Tão amigos que nós éramos

Uma adaptação inteligente mas fria de John Le Carré, que recusa a nostalgia heróica de “tempos melhores” ao mesmo tempo que a celebra à distãncia

É um lugar-comum (e não é de hoje) dizer que algumas coisas “já não se fazem como antigamente” - e é precisamente aí que se encontram as razões para o sucesso desta nova adaptação do romance de espionagem de John Le Carré filmado para televisão nos anos 1970 com Alec Guinness no papel principal, aqui retomado por um Gary Oldman de irrepreensível sobriedade.


Entregue aos bons ofícios do sueco Tomas Alfredson, autor do culto “Deixa-me Entrar”, a história da busca de um agente duplo infiltrado ao mais alto nível dos serviços de espionagem britânicos torna-se, também ela, na crónica de um “filme duplo” infiltrado. Ambientado numa Londres permanentemente chuvosa e cinzenta no início dos anos 1970, reconstituída com uma precisão quase maníaca, “A Toupeira” simultaneamente celebra e recusa a nostalgia heróica de “tempos melhores”, funcionando em simultâneo em dois níveis narrativos diferentes. De um lado, o “presente” sórdido e mesquinho da investigação da identidade da “toupeira” infiltrada, onde nada é o que já foi, numa dicotomia dificilmente conciliável entre o quotidiano de uma vida normal e os segredos que se escondem por baixo dela. Do outro, o “passado” dos tais “tempos melhores” em que a espionagem era algo de quase nobre, em que o “Circo” - a alcunha dos serviços de informação - era uma espécie de família unida por laços gloriosos de dever e abnegação, que, à medida que a política internacional descambava numa luta de galos, tombou ela própria numa disfunção desfasada, entre a ambição e o desencanto.
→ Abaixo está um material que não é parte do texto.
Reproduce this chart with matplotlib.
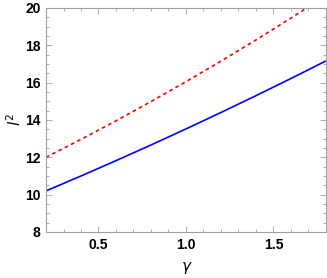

Outra coisa não é sublinhada pelos “flashbacks” à festa de Natal onde todas as personagens se cruzam, como uma espécie de “tão amigos que nós éramos” que já transportava em si as sementes da desintegração.

É precisamente nesse equilíbrio precário garantido pela manutenção da história nos anos 1970 em que originalmente decorria que Tomas Alfredson ganha o seu filme. “Deixa-me Entrar” já era um filme de época, é verdade, mas o mais importante é o modo como o sueco explora os silêncios e as atmosferas, reduz a violência a um mínimo gráfico permitindo que ela esteja permanentemente presente como uma presença malsã que imbui as relações entre as personagens. Essa frieza distante e cerebral é a grande força do filme, reproduzindo na perfeição os jogos de estratégia mentais do tabuleiro de xadrez da espionagem da Guerra Fria; mas é também a sua fraqueza, impedindo o espectador de se empenhar emocionalmente para lá de uma admiração distante e respeitosa por um filme onde tudo está tão evidentemente no sítio certo. Não é ajudado pela necessidade de “compactar” a longa narrativa de Le Carré em duas horas, que reduz a maior parte do elenco luxuoso a papéis secundários que entram por sair (Kathy Burke e Stephen Graham têm uma cena, Ciarán Hinds quase não abre a boca, só John Hurt, Mark Strong e Colin Firth conseguem transcender o pouco tempo de antena). Mas a verdadeira importância de “A Toupeira” está no modo como explica porque é que “já não se fazem filmes como antigamente” ao mesmo tempo que, desmontando o lugar-comum, consegue fazer um: onde o que interessa é a história que se conta e tudo, dos actores à encenação, está lá para servir a história e não para mostrar “que bem que eu realizo”, “que original que eu sou”, “que grande actor que eu sou”. É um filme profundamente moderno e extraordinariamente clássico - e não há contradição nisto.